Comment isoler « thermo-acoustiquement » ses planchers, ses murs, sa toiture, ses menuiseries et plus encore ?
Le tout avec des isolants écologiques et des solutions actuelles ?
Dans cette fiche de lecture, je traiterai du livre « l’isolation thermique-acoustique » de Jean-Louis Beaumier et Franck Janin, sorti aux éditions Terre Vivante en novembre 2017.
Et aussi étrange que cela puisse paraître, on n’y parlera pas (ou peu) d’isolation thermique ou d’isolation acoustique.
Il sera seulement sujet de matériaux et de méthodes d’isolation thermique-acoustique.
La subtilité est fine mais cela change tout.
Qui plus est, on y abordera que les matériaux naturels.
Autrement, je ne prendrai pas la peine d’avoir un blog sur l’éco-construction… Évidemment !
Il était souvent compliqué de choisir un isolant travaillant pour un confort intérieur global, mais ça… c’était avant !

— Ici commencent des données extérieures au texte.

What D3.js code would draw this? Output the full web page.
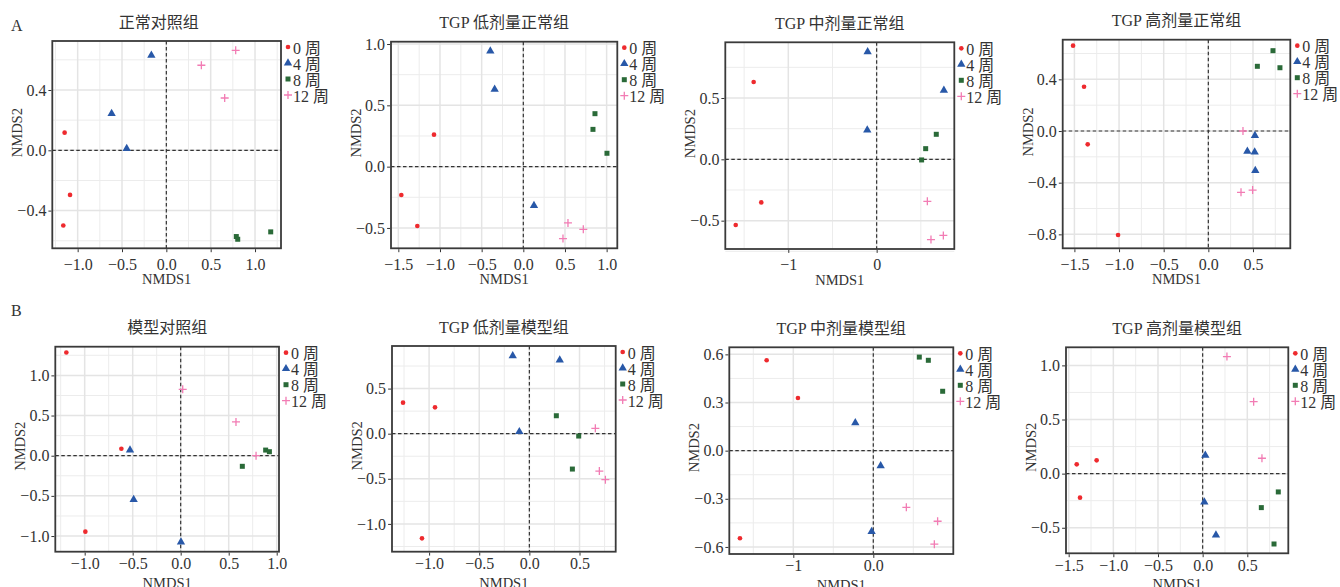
<!DOCTYPE html>
<html>
<head>
<meta charset="utf-8">
<script src="https://cdn.jsdelivr.net/npm/d3@7"></script>
<style>
  html, body { margin: 0; padding: 0; background: #fff; }
  svg { display: block; }
</style>
</head>
<body>
<svg id="chart" width="1340" height="587"></svg>
<script>
// ---- data: NMDS ordination scores, rows are [week, NMDS1, NMDS2] ----
const weeks = [0, 4, 8, 12];
const weekLabels = ["0 周", "4 周", "8 周", "12 周"];

const normalCtrl = [
  [0, -1.147, 0.117], [0, -1.086, -0.296], [0, -1.162, -0.499],
  [4, -0.169, 0.630], [4, -0.617, 0.243], [4, -0.447, 0.011],
  [8, 0.789, -0.572], [8, 0.805, -0.590], [8, 1.177, -0.541],
  [12, 0.782, 0.663], [12, 0.395, 0.564], [12, 0.658, 0.347]
];
const lowNormal = [
  [0, -1.464, -0.231], [0, -1.272, -0.484], [0, -1.072, 0.261],
  [4, -0.396, 0.943], [4, -0.344, 0.630], [4, 0.128, -0.318],
  [8, 0.860, 0.432], [8, 0.836, 0.304], [8, 1.004, 0.109],
  [12, 0.536, -0.459], [12, 0.720, -0.511], [12, 0.476, -0.587]
];
const midNormal = [
  [0, -1.392, 0.630], [0, -1.306, -0.351], [0, -1.595, -0.535],
  [4, -0.102, 0.877], [4, -0.106, 0.239], [4, 0.761, 0.562],
  [8, 0.675, 0.204], [8, 0.555, 0.087], [8, 0.509, -0.005],
  [12, 0.574, -0.342], [12, 0.755, -0.620], [12, 0.615, -0.654]
];
const highNormal = [
  [0, -1.515, 0.661], [0, -1.392, 0.343], [0, -1.351, -0.103], [0, -1.011, -0.805],
  [4, 0.522, -0.036], [4, 0.437, -0.157], [4, 0.519, -0.163], [4, 0.526, -0.307],
  [8, 0.724, 0.622], [8, 0.549, 0.501], [8, 0.802, 0.490],
  [12, 0.388, 0.000], [12, 0.496, -0.457], [12, 0.366, -0.475]
];
const modelCtrl = [
  [0, -1.191, 1.285], [0, -0.618, 0.087], [0, -0.993, -0.946],
  [4, -0.528, 0.070], [4, -0.490, -0.545], [4, 0.003, -1.074],
  [8, 0.885, 0.070], [8, 0.924, 0.050], [8, 0.642, -0.132],
  [12, 0.021, 0.826], [12, 0.576, 0.421], [12, 0.785, 0.000]
];
const lowModel = [
  [0, -1.260, 0.344], [0, -0.941, 0.292], [0, -1.071, -1.160],
  [4, -0.166, 0.864], [4, 0.303, 0.816], [4, -0.100, 0.022],
  [8, 0.269, 0.199], [8, 0.492, -0.026], [8, 0.429, -0.392],
  [12, 0.658, 0.059], [12, 0.698, -0.414], [12, 0.758, -0.510]
];
const midModel = [
  [0, -1.333, 0.563], [0, -0.942, 0.328], [0, -1.667, -0.546],
  [4, -0.225, 0.174], [4, 0.092, -0.095], [4, -0.021, -0.504],
  [8, 0.575, 0.583], [8, 0.688, 0.563], [8, 0.867, 0.370],
  [12, 0.413, -0.353], [12, 0.804, -0.440], [12, 0.763, -0.583]
];
const highModel = [
  [0, -1.410, 0.086], [0, -1.187, 0.123], [0, -1.373, -0.222],
  [4, 0.030, 0.169], [4, 0.019, -0.262], [4, 0.149, -0.567],
  [8, 0.847, -0.169], [8, 0.657, -0.314], [8, 0.799, -0.650],
  [12, 0.272, 1.081], [12, 0.571, 0.665], [12, 0.664, 0.142]
];

const titles = [
  "正常对照组", "TGP 低剂量正常组", "TGP 中剂量正常组", "TGP 高剂量正常组",
  "模型对照组", "TGP 低剂量模型组", "TGP 中剂量模型组", "TGP 高剂量模型组"
];

// axis ticks (major breaks and their labels; minor breaks get grid lines only)
const xTicks = [
  [-1, -0.5, 0, 0.5, 1], [-1.5, -1, -0.5, 0, 0.5, 1], [-1, 0], [-1.5, -1, -0.5, 0, 0.5],
  [-1, -0.5, 0, 0.5, 1], [-1, -0.5, 0, 0.5], [-1, 0], [-1.5, -1, -0.5, 0, 0.5]
];
const xTickLabels = [
  ["−1.0", "−0.5", "0.0", "0.5", "1.0"], ["−1.5", "−1.0", "−0.5", "0.0", "0.5", "1.0"],
  ["−1", "0"], ["−1.5", "−1.0", "−0.5", "0.0", "0.5"],
  ["−1.0", "−0.5", "0.0", "0.5", "1.0"], ["−1.0", "−0.5", "0.0", "0.5"],
  ["−1", "0.0"], ["−1.5", "−1.0", "−0.5", "0.0", "0.5"]
];
const xMinor = [
  [-1.25, -0.75, -0.25, 0.25, 0.75, 1.25], [-1.25, -0.75, -0.25, 0.25, 0.75],
  [-1.5, -0.5, 0.5], [-1.25, -0.75, -0.25, 0.25, 0.75],
  [-1.25, -0.75, -0.25, 0.25, 0.75], [-1.25, -0.75, -0.25, 0.25, 0.75],
  [-1.5, -0.5, 0.5], [-1.25, -0.75, -0.25, 0.25, 0.75]
];
const yTicks = [
  [-0.4, 0, 0.4], [-0.5, 0, 0.5, 1], [-0.5, 0, 0.5], [-0.8, -0.4, 0, 0.4],
  [-1, -0.5, 0, 0.5, 1], [-1, -0.5, 0, 0.5], [-0.6, -0.3, 0, 0.3, 0.6], [-0.5, 0, 0.5, 1]
];
const yTickLabels = [
  ["−0.4", "0.0", "0.4"], ["−0.5", "0.0", "0.5", "1.0"], ["−0.5", "0.0", "0.5"],
  ["−0.8", "−0.4", "0.0", "0.4"], ["−1.0", "−0.5", "0.0", "0.5", "1.0"],
  ["−1.0", "−0.5", "0.0", "0.5"], ["−0.6", "−0.3", "0.0", "0.3", "0.6"],
  ["−0.5", "0.0", "0.5", "1.0"]
];
const yMinor = [
  [-0.6, -0.2, 0.2, 0.6], [-0.25, 0.25, 0.75], [-0.75, -0.25, 0.25, 0.75], [-0.6, -0.2, 0.2, 0.6],
  [-0.75, -0.25, 0.25, 0.75, 1.25], [-1.25, -0.75, -0.25, 0.25, 0.75],
  [-0.45, -0.15, 0.15, 0.45], [-0.25, 0.25, 0.75]
];

const xDomains = [
  [-1.286, 1.293], [-1.588, 1.128], [-1.713, 0.879], [-1.631, 0.918],
  [-1.306, 1.024], [-1.370, 0.861], [-1.800, 1.000], [-1.530, 0.959]
];
const yDomains = [
  [-0.650, 0.725], [-0.666, 1.019], [-0.731, 0.954], [-0.908, 0.707],
  [-1.195, 1.357], [-1.308, 0.972], [-0.644, 0.644], [-0.736, 1.167]
];

// ---- layout: plotting frame of each panel (left, top, right, bottom) ----
const frames = [
  [52.3, 41.0, 281.0, 248.3], [391.0, 41.7, 617.3, 248.3],
  [725.3, 42.3, 954.3, 249.0], [1062.7, 39.7, 1290.3, 248.3],
  [55.3, 346.7, 279.0, 551.7], [392.0, 346.0, 615.7, 551.7],
  [729.3, 347.3, 953.3, 554.0], [1066.0, 347.3, 1288.3, 553.3]
];
const panelData = [normalCtrl, lowNormal, midNormal, highNormal, modelCtrl, lowModel, midModel, highModel];

const FONT = '"Liberation Serif", "Times New Roman", "Noto Sans CJK SC", serif';
const colors = { 0: "#ee2a2e", 4: "#2858a8", 8: "#2a6a38", 12: "#f27cb4" };
const symbolGen = {
  0: d3.symbol().type(d3.symbolCircle).size(17)(),
  4: d3.symbol().type(d3.symbolTriangle).size(30)(),
  8: d3.symbol().type(d3.symbolSquare).size(25)()
};

const svg = d3.select("#chart");

function drawMarker(g, week, x, y) {
  if (week === 12) {
    const h = 4;
    g.append("path")
      .attr("d", `M${x - h},${y}H${x + h}M${x},${y - h}V${y + h}`)
      .attr("stroke", colors[12]).attr("stroke-width", 1.3).attr("fill", "none");
  } else {
    g.append("path")
      .attr("d", symbolGen[week])
      .attr("transform", `translate(${x},${y})`)
      .attr("fill", colors[week]);
  }
}

panelData.forEach((data, i) => {
  const [l, t, r, b] = frames[i];
  const row = i < 4 ? 0 : 1;
  const x = d3.scaleLinear().domain(xDomains[i]).range([l, r]);
  const y = d3.scaleLinear().domain(yDomains[i]).range([b, t]);
  const g = svg.append("g");

  // grid
  g.selectAll(".gx-minor").data(xMinor[i]).join("line")
    .attr("x1", d => x(d)).attr("x2", d => x(d)).attr("y1", t).attr("y2", b)
    .attr("stroke", "#ececec").attr("stroke-width", 1);
  g.selectAll(".gy-minor").data(yMinor[i]).join("line")
    .attr("y1", d => y(d)).attr("y2", d => y(d)).attr("x1", l).attr("x2", r)
    .attr("stroke", "#ececec").attr("stroke-width", 1);
  g.selectAll(".gx").data(xTicks[i]).join("line")
    .attr("x1", d => x(d)).attr("x2", d => x(d)).attr("y1", t).attr("y2", b)
    .attr("stroke", "#e4e4e4").attr("stroke-width", 1.5);
  g.selectAll(".gy").data(yTicks[i]).join("line")
    .attr("y1", d => y(d)).attr("y2", d => y(d)).attr("x1", l).attr("x2", r)
    .attr("stroke", "#e4e4e4").attr("stroke-width", 1.5);

  // reference lines through the origin
  g.append("line").attr("x1", x(0)).attr("x2", x(0)).attr("y1", t).attr("y2", b)
    .attr("stroke", "#333").attr("stroke-width", 1.2).attr("stroke-dasharray", "3.5,2.5");
  g.append("line").attr("y1", y(0)).attr("y2", y(0)).attr("x1", l).attr("x2", r)
    .attr("stroke", "#333").attr("stroke-width", 1.2).attr("stroke-dasharray", "3.5,2.5");

  // points
  data.forEach(([wk, vx, vy]) => drawMarker(g, wk, x(vx), y(vy)));

  // frame
  g.append("rect").attr("x", l).attr("y", t).attr("width", r - l).attr("height", b - t)
    .attr("fill", "none").attr("stroke", "#3a3a3a").attr("stroke-width", 1.8);

  // axes (ticks + labels)
  const xAxis = d3.axisBottom(x).tickValues(xTicks[i]).tickSize(3).tickPadding(row === 0 ? 6 : 2)
    .tickFormat((d, k) => xTickLabels[i][k]);
  const yAxis = d3.axisLeft(y).tickValues(yTicks[i]).tickSize(3).tickPadding(2)
    .tickFormat((d, k) => yTickLabels[i][k]);
  const gx = g.append("g").attr("transform", `translate(0,${b + 0.9})`).call(xAxis);
  const gy = g.append("g").attr("transform", `translate(${l - 0.9},0)`).call(yAxis);
  [gx, gy].forEach(a => {
    a.select(".domain").remove();
    a.selectAll(".tick line").attr("stroke", "#333").attr("stroke-width", 1);
    a.selectAll(".tick text").attr("font-size", 16).attr("fill", "#333");
  });

  // axis titles
  g.append("text").attr("x", (l + r) / 2).attr("y", b + 31)
    .attr("text-anchor", "middle").attr("dominant-baseline", "central")
    .attr("font-size", 14.5).text("NMDS1");
  const yc = (t + b) / 2 + (row === 0 ? -12 : -3);
  g.append("text").attr("transform", `translate(${l - 35},${yc}) rotate(-90)`)
    .attr("text-anchor", "middle").attr("dominant-baseline", "central")
    .attr("font-size", 14.5).text("NMDS2");

  // panel title
  g.append("text").attr("x", (l + r) / 2 + (i === 0 ? -8 : 0)).attr("y", t - 19)
    .attr("text-anchor", "middle").attr("dominant-baseline", "central")
    .attr("font-size", 16).text(titles[i]);

  // legend
  weeks.forEach((wk, k) => {
    const ly = t + 6 + k * 16;
    drawMarker(g, wk, r + 7, ly);
    g.append("text").attr("x", r + 12).attr("y", ly + 1)
      .attr("dominant-baseline", "central").attr("font-size", 16).text(weekLabels[k]);
  });
});

// row labels
svg.append("text").attr("x", 11).attr("y", 25).attr("dominant-baseline", "central")
  .attr("font-size", 16).text("A");
svg.append("text").attr("x", 11).attr("y", 310).attr("dominant-baseline", "central")
  .attr("font-size", 16).text("B");

// one serif face for every label
svg.selectAll("text").style("font-family", FONT).style("fill", "#333");
</script>
</body>
</html>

L’isolation thermique-acoutisque :
Solutions combinées écologiques – En neuf et en rénovation
Le temps des synergies
Aujourd’hui, les professionnels de la construction se réfèrent à des réglementations parfois contraignantes mais souvent nécessaires.
Je pense en particulier à la réglementation thermique (RT 2012, RT 2020).
La nouvelle réglementation acoustique (NRA 2000) n’étant selon les dires des auteurs absolument pas à jour (et ne l’ayant apparemment jamais été).
L’objectif de ces réglementations est une mise en application concrète et généralisée des études développées ces dernières années en matière de confort intérieur et de consommation énergétique.
Elles se sont donc imposées pour relayer les résultats apportés par des outils de calcul des propriétés des matériaux de plus en plus pointus.
C’est un passage un peu forcé de la théorie à la pratique en somme.
Le tout, sur une gamme de matériaux de plus en plus étendue et intégrant tant bien que mal les « nouveaux » matériaux bio-sourcés.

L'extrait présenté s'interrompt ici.